[ISEA2011] Paper: Kathrine Elizabeth Anker – A Cybersemiotic Approach to Technoetic Arts: new vocabularies in transdisciplinary research


Contemporary, technoetic arts (art, technology and consciousness), that oscillate between analogue and digital technologies, often approach a situation, that in many ways resembles transdisciplinary research. It integrates elements from numerous fields of science, technology and philosophy in interactive environments, that can be a challenge to frame within a verbal interpretation. In this paper, I focus upon the relationship between technoetic interfaces and user contemplation. The Cybersemiotic framework is a theoretical approach (2005/English translation, 2008) to semiotics, which is based on a further development of Information Science, Cybernetics, Social Systems Theory, Biosemiotics, phenomenology and Peircian semiotics. Cybersemiotics delivers a range of new terms that can successfully address the multiple, looped, dynamic processes of communication that lie in the interfaces of contemporary technoetic art communications. This gives an opportunity not only to experience interactive arts at the level of embodied presence, but to also intellectualize and name a combination of multisensory and symbolic experiences in ways, that can contribute to the development of adequate vocabularies concerning the integration of art, science, technology and philosophy in general. I will present central terms from the cybersemiotic framework and demonstrate their use in “readings” of contemporary, high quality, technoetic artworks. The aim is to both extract knowledge from the works, as well as to broaden the potential of “self-understanding” that they present to us. The cybersemiotic framework has been developed by Danish Professor of Semiotics, Søren Brier, who is the founder of the Journal “Cybernetics and Human Knowing”, and who has received the Warren McCulloch Award from the American Society for Cybernetics in 2008 in line with Gregory Bateson, Gordon Pask, Francisco Varela, Humberto Maturana and other central developers of the cybernetic paradigm. Artworks will be: Blue Morph (2007) by Artist Victoria Vesna and Nano Scientist James Gimsewski, and the electro-kinetic sculpture, Hylozoic Grove  (2008), by Architect Phillip Beesley.
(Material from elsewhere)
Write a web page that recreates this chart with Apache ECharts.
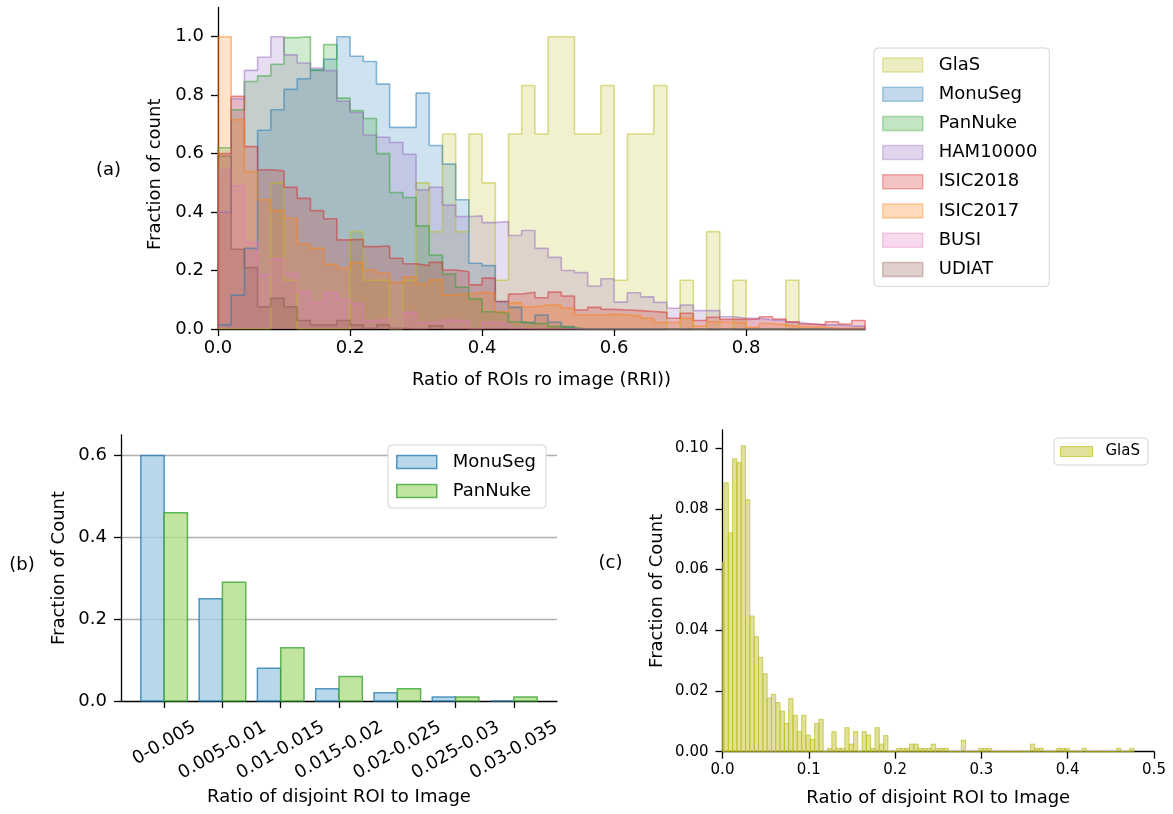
<!DOCTYPE html>
<html>
<head>
<meta charset="utf-8">
<title>ROI ratio histograms</title>
<script src="https://cdn.jsdelivr.net/npm/echarts@6.0.0/dist/echarts.min.js"></script>
<style>
  html, body { margin: 0; padding: 0; background: #fff; }
  #main { width: 1173px; height: 814px; }
</style>
</head>
<body>
<div id="main"></div>
<script>
// (a) fraction of count per RRI bin, bins 0.02 wide starting at 0
const rriBinWidth = 0.02;
const rriNames = ['GlaS', 'MonuSeg', 'PanNuke', 'HAM10000', 'ISIC2018', 'ISIC2017', 'BUSI', 'UDIAT'];
const glasRRI = [
  0, 0, 0, 0, 0.5, 0.167, 0, 0, 0, 0,
  0.333, 0.167, 0.167, 0, 0.167, 0.5, 0.333, 0.667, 0.333, 0.667,
  0.5, 0.167, 0.667, 0.833, 0.667, 1.0, 1.0, 0.667, 0.667, 0.833,
  0.167, 0.667, 0.667, 0.833, 0, 0.167, 0, 0.333, 0, 0.167,
  0, 0, 0, 0.167, 0, 0, 0, 0, 0
];
const monuSegRRI = [
  0.014, 0.116, 0.276, 0.68, 0.75, 0.82, 0.856, 0.887, 0.923, 1.0,
  0.933, 0.915, 0.838, 0.69, 0.69, 0.807, 0.628, 0.564, 0.442, 0.225,
  0.217, 0.094, 0.074, 0.022, 0.048, 0.023, 0.008, 0, 0, 0,
  0, 0, 0, 0, 0, 0, 0, 0, 0, 0,
  0, 0, 0, 0, 0, 0, 0, 0, 0
];
const panNukeRRI = [
  0.62, 0.75, 0.847, 0.866, 0.906, 0.997, 1.0, 0.885, 0.973, 0.79,
  0.747, 0.72, 0.6, 0.467, 0.45, 0.353, 0.253, 0.188, 0.143, 0.103,
  0.059, 0.054, 0.025, 0.019, 0.019, 0.008, 0.005, 0, 0, 0,
  0, 0, 0, 0, 0, 0, 0, 0, 0, 0,
  0, 0, 0, 0, 0, 0, 0, 0, 0
];
const hamRRI = [
  0.4, 0.788, 0.885, 0.93, 1.0, 0.938, 0.91, 0.893, 0.884, 0.779,
  0.741, 0.664, 0.656, 0.638, 0.598, 0.476, 0.485, 0.424, 0.385, 0.387,
  0.364, 0.368, 0.32, 0.337, 0.276, 0.245, 0.2, 0.193, 0.147, 0.172,
  0.092, 0.124, 0.11, 0.091, 0.071, 0.082, 0.063, 0.063, 0.042, 0.037,
  0.037, 0.031, 0.031, 0.023, 0.017, 0.014, 0.014, 0.01, 0.01
];
const isic2018RRI = [
  0.6, 0.796, 0.624, 0.545, 0.541, 0.485, 0.447, 0.405, 0.377, 0.305,
  0.307, 0.282, 0.284, 0.242, 0.223, 0.217, 0.228, 0.202, 0.196, 0.151,
  0.174, 0.094, 0.12, 0.126, 0.107, 0.126, 0.113, 0.065, 0.074, 0.067,
  0.065, 0.063, 0.06, 0.057, 0.037, 0.054, 0.029, 0.04, 0.033, 0.033,
  0.034, 0.042, 0.034, 0.025, 0.017, 0.014, 0.025, 0.017, 0.029
];
const isic2017RRI = [
  1.0, 0.716, 0.539, 0.442, 0.405, 0.379, 0.291, 0.276, 0.221, 0.208,
  0.228, 0.202, 0.191, 0.159, 0.179, 0.154, 0.168, 0.116, 0.12, 0.126,
  0.122, 0.059, 0.09, 0.076, 0.082, 0.082, 0.071, 0.048, 0.048, 0.051,
  0.048, 0.045, 0.037, 0.022, 0.022, 0.037, 0.01, 0.025, 0.022, 0.022,
  0.006, 0.019, 0.014, 0.008, 0.008, 0.006, 0.002, 0.002, 0.002
];
const busiRRI = [
  0.545, 0.49, 0.296, 0.185, 0.239, 0.19, 0.128, 0.09, 0.124, 0.102,
  0.086, 0.029, 0.033, 0.002, 0.057, 0.022, 0.022, 0.031, 0.027, 0,
  0.022, 0.017, 0.002, 0, 0, 0, 0, 0, 0, 0,
  0, 0, 0, 0, 0, 0, 0, 0, 0, 0,
  0, 0, 0, 0, 0, 0, 0, 0, 0
];
const udiatRRI = [
  0.592, 0.273, 0.21, 0.076, 0.105, 0.076, 0.029, 0.014, 0.014, 0.029,
  0.014, 0.002, 0.014, 0.002, 0, 0, 0.011, 0, 0, 0,
  0, 0, 0, 0, 0, 0, 0, 0, 0, 0,
  0, 0, 0, 0, 0, 0, 0, 0, 0, 0,
  0, 0, 0, 0, 0, 0, 0, 0, 0
];
const rriValues = [glasRRI, monuSegRRI, panNukeRRI, hamRRI, isic2018RRI, isic2017RRI, busiRRI, udiatRRI];
const rriTicksX = [0, 0.2, 0.4, 0.6, 0.8];
const rriTicksY = [0, 0.2, 0.4, 0.6, 0.8, 1.0];

// (b) disjoint ROI ratio, grouped bars
const disjointBins = ['0-0.005', '0.005-0.01', '0.01-0.015', '0.015-0.02', '0.02-0.025', '0.025-0.03', '0.03-0.035'];
const monuSegDisjoint = [0.6, 0.25, 0.08, 0.03, 0.02, 0.01, 0];
const panNukeDisjoint = [0.46, 0.29, 0.13, 0.06, 0.03, 0.01, 0.01];
const disjointTicksY = [0, 0.2, 0.4, 0.6];

// (c) GlaS disjoint ROI ratio, bins 0.005 wide (first one cut by the axis)
const glasBinStart = -0.0033;
const glasBinWidth = 0.005;
const glasDisjoint = [
  0.0625,
  0.0886, 0.0721, 0.0965, 0.0952, 0.1008, 0.083, 0.0447, 0.0379, 0.0311, 0.0257,
  0.0177, 0.0189, 0.0162, 0.0134, 0.0093, 0.0175, 0.012, 0.0066, 0.012, 0.0055,
  0.004, 0.0093, 0.0106, 0, 0.0011, 0.0066, 0.0011, 0.0011, 0.0079, 0.0025,
  0.0066, 0, 0.0066, 0.0055, 0.0011, 0.0079, 0.0025, 0.0053, 0, 0,
  0.0011, 0.0011, 0.0011, 0.0025, 0.0025, 0.0011, 0.0011, 0.0011, 0.0025, 0.0011,
  0.0011, 0.0011, 0, 0, 0, 0.0038, 0, 0, 0, 0.0011,
  0.0011, 0.0011, 0, 0, 0, 0, 0, 0, 0, 0,
  0, 0.0025, 0.0011, 0.0011, 0, 0, 0, 0.0011, 0.0011, 0.0011,
  0, 0, 0, 0.0011, 0, 0, 0, 0, 0, 0,
  0, 0.0011, 0, 0, 0.0011
];
const glasTicksX = [0, 0.1, 0.2, 0.3, 0.4, 0.5];
const glasTicksY = [0, 0.02, 0.04, 0.06, 0.08, 0.1];

const font = 'DejaVu Sans';
const tab10 = ['188,189,34', '31,119,180', '44,160,44', '148,103,189', '214,39,40', '255,127,14', '227,119,194', '140,86,75'];
const rgba = (c, a) => 'rgba(' + c + ',' + a + ')';

// outline of a filled step histogram
function stepPoints (values) {
  const n = values.length;
  const pts = [[0, 0]];
  values.forEach((v, i) => pts.push([i * rriBinWidth, v]));
  pts.push([n * rriBinWidth, values[n - 1]]);
  pts.push([n * rriBinWidth, 0]);
  return pts;
}

function barRect (fill, stroke, lineWidth) {
  return function (params, api) {
    const top = api.coord([api.value(0), api.value(2)]);
    const bot = api.coord([api.value(1), 0]);
    const cs = params.coordSys;
    const shape = echarts.graphic.clipRectByRect(
      { x: top[0], y: top[1], width: bot[0] - top[0], height: bot[1] - top[1] },
      { x: cs.x, y: cs.y, width: cs.width, height: cs.height });
    if (!shape) return;
    return { type: 'rect', shape: shape, style: { fill: fill, stroke: stroke, lineWidth: lineWidth } };
  };
}

function valueAxis (grid, min, max, ticks, digits, size, margin, extra) {
  return Object.assign({
    type: 'value', gridIndex: grid, min: min, max: max,
    axisLine: { show: true, onZero: false, lineStyle: { color: '#000', width: 1.3 } },
    axisTick: { show: true, length: 7, customValues: ticks, lineStyle: { color: '#000', width: 1.3 } },
    axisLabel: {
      customValues: ticks, margin: margin, color: '#000', fontFamily: font, fontSize: size,
      formatter: v => v.toFixed(digits)
    },
    splitLine: { show: false },
    nameLocation: 'middle',
    nameTextStyle: { color: '#000', fontFamily: font, fontSize: 18 }
  }, extra);
}

// rotated (b) tick labels: centred under the tick, dropping lower the wider they are
const measure = document.createElement('canvas').getContext('2d');
measure.font = '18px "DejaVu Sans"';
function tiltedLabel (params, api) {
  const i = api.value(0);
  const text = disjointBins[i];
  const w = measure.measureText(text).width;
  const p = api.coord([i, 0]);
  return {
    type: 'text',
    x: p[0],
    y: p[1] + 25 + 0.25 * w,
    rotation: Math.PI / 6,
    style: { text: text, fill: '#000', fontFamily: font, fontSize: 18, align: 'center', verticalAlign: 'middle' }
  };
}

const chart = echarts.init(document.getElementById('main'));

const rriSeries = rriNames.map((name, i) => ({
  name: name,
  type: 'line',
  xAxisIndex: 0,
  yAxisIndex: 0,
  step: 'end',
  symbol: 'none',
  clip: true,
  data: stepPoints(rriValues[i]),
  lineStyle: { color: rgba(tab10[i], 0.5), width: 1.6 },
  itemStyle: { color: rgba(tab10[i], 0.31) },
  areaStyle: { color: rgba(tab10[i], 0.31) },
  emphasis: { disabled: true }
}));

const option = {
  animation: false,
  backgroundColor: '#fff',
  grid: [
    { left: 218, top: 7.5, width: 647, height: 321.5 },
    { left: 121, top: 435, width: 436, height: 266 },
    { left: 722.5, top: 430, width: 431.5, height: 321.7 }
  ],
  xAxis: [
    valueAxis(0, 0, 0.98, rriTicksX, 1, 18, 10, { name: 'Ratio of ROIs ro image (RRI))', nameGap: 42 }),
    valueAxis(1, -0.74, 6.74, disjointBins.map((c, i) => i), 0, 18, 10, {
      name: 'Ratio of disjoint ROI to Image', nameGap: 87, nameMoveOverlap: false
    }),
    valueAxis(2, 0, 0.5, glasTicksX, 1, 15, 11, { name: 'Ratio of disjoint ROI to Image', nameGap: 38 })
  ],
  yAxis: [
    valueAxis(0, 0, 1.1, rriTicksY, 1, 18, 14, {
      name: 'Fraction of count', nameGap: 53,
      nameTextStyle: { color: '#000', fontFamily: font, fontSize: 18, padding: [0, 12, 0, 0] }
    }),
    valueAxis(1, 0, 0.65, disjointTicksY, 1, 18, 14, {
      name: 'Fraction of Count', nameGap: 53, interval: 0.2,
      splitLine: { show: true, showMinLine: false, showMaxLine: true, lineStyle: { color: '#b0b0b0', width: 1.3 } }
    }),
    valueAxis(2, 0, 0.106, glasTicksY, 2, 15, 14, { name: 'Fraction of Count', nameGap: 56 })
  ],
  legend: [
    {
      data: rriNames.map((name, i) => ({
        name: name,
        itemStyle: { color: rgba(tab10[i], 0.28), borderColor: rgba(tab10[i], 0.35), borderWidth: 1.5 }
      })),
      orient: 'vertical', left: 874, top: 48, padding: [8, 12, 8, 8],
      icon: 'rect', itemWidth: 40, itemHeight: 14, itemGap: 11.2,
      selectedMode: false,
      backgroundColor: '#fff', borderColor: '#d4d4d4', borderWidth: 1, borderRadius: 4,
      textStyle: { color: '#000', fontFamily: font, fontSize: 18, padding: [0, 0, 0, 11] }
    },
    {
      data: [
        { name: 'MonuSeg', itemStyle: { color: 'rgba(166,206,227,0.8)', borderColor: 'rgba(31,120,180,0.75)', borderWidth: 1.5 } },
        { name: 'PanNuke', itemStyle: { color: 'rgba(178,223,138,0.8)', borderColor: 'rgba(51,160,44,0.75)', borderWidth: 1.5 } }
      ],
      orient: 'vertical', left: 388, top: 445, padding: [8, 10, 8, 8],
      icon: 'rect', itemWidth: 40, itemHeight: 13, itemGap: 11,
      selectedMode: false,
      backgroundColor: '#fff', borderColor: '#d4d4d4', borderWidth: 1, borderRadius: 4,
      textStyle: { color: '#000', fontFamily: font, fontSize: 18, padding: [0, 0, 0, 11] }
    },
    {
      data: [
        { name: 'GlaS', itemStyle: { color: 'rgba(188,189,34,0.45)', borderColor: 'rgba(188,189,34,0.7)', borderWidth: 1 } }
      ],
      orient: 'vertical', left: 1054, top: 438, padding: [6, 8, 6, 6],
      icon: 'rect', itemWidth: 32, itemHeight: 10,
      selectedMode: false,
      backgroundColor: '#fff', borderColor: '#d4d4d4', borderWidth: 1, borderRadius: 4,
      textStyle: { color: '#000', fontFamily: font, fontSize: 15, padding: [0, 0, 0, 8] }
    }
  ],
  graphic: [
    { type: 'text', x: 108.5, y: 170, style: { text: '(a)', fill: '#000', fontFamily: font, fontSize: 18, align: 'center', verticalAlign: 'middle' } },
    { type: 'text', x: 22, y: 565, style: { text: '(b)', fill: '#000', fontFamily: font, fontSize: 18, align: 'center', verticalAlign: 'middle' } },
    { type: 'text', x: 610.5, y: 563, style: { text: '(c)', fill: '#000', fontFamily: font, fontSize: 18, align: 'center', verticalAlign: 'middle' } }
  ],
  series: rriSeries.concat([
    {
      name: 'MonuSeg', type: 'custom', xAxisIndex: 1, yAxisIndex: 1,
      renderItem: barRect('rgba(166,206,227,0.8)', 'rgba(31,120,180,0.75)', 1.5),
      encode: { x: [0, 1], y: 2 },
      data: monuSegDisjoint.map((v, i) => [i - 0.4, i, v])
    },
    {
      name: 'PanNuke', type: 'custom', xAxisIndex: 1, yAxisIndex: 1,
      renderItem: barRect('rgba(178,223,138,0.8)', 'rgba(51,160,44,0.75)', 1.5),
      encode: { x: [0, 1], y: 2 },
      data: panNukeDisjoint.map((v, i) => [i, i + 0.4, v])
    },
    {
      name: 'binLabels', type: 'custom', xAxisIndex: 1, yAxisIndex: 1,
      renderItem: tiltedLabel,
      encode: { x: 0, y: 1 },
      silent: true,
      data: disjointBins.map((t, i) => [i, 0])
    },
    {
      name: 'GlaS', type: 'custom', xAxisIndex: 2, yAxisIndex: 2,
      renderItem: barRect('rgba(188,189,34,0.45)', 'rgba(188,189,34,0.7)', 1),
      encode: { x: [0, 1], y: 2 },
      data: glasDisjoint.map((v, k) => [glasBinStart + k * glasBinWidth, glasBinStart + (k + 1) * glasBinWidth, v])
    }
  ])
};

// tick labels of (b) come from the binLabels series
option.xAxis[1].axisLabel.show = false;

chart.setOption(option);
</script>
</body>
</html>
  • Kathrine Elizabeth Anker is a writer, a cultural theorist, and an independent researcher. She holds a Master in Modern Culture and Cultural Communication from the University of Copenhagen, and is currently a PhD student at the Center of Advanced Inquiry in the Interactive Arts, Planetary Collegium, Plymouth University, UK. She has published numerous articles mainly concerned with technoetic arts and consciousness with a focus on embodiment. Her current project carries the title: Subject and Aesthetic Interface – an inquiry into transformed subjectivities. The project is concerned with questions of how artistic mixed- and augmented reality interfaces can be seen as communicational forms that appeal to transformed ways of understanding the human subject. She places a particular emphasis on the noetic side of the human mind, and combines approaches related to the natural, the human and the social sciences. Kathrine’s work is transdisciplinary, philosophical and speculative. It integrates Philosophy of Science, Cybersemiotics (Brier, 2008), biosemiotics, and case studies of Interactive Art Installations in an original way.Kathrine is also educated as a Pedagogue of Music and Movement, with an emphasis on the relation between sensory-motor skill, perception and intellectual processes in learning situations. This adds a practical background relating to the phenomenological questions involved in the project.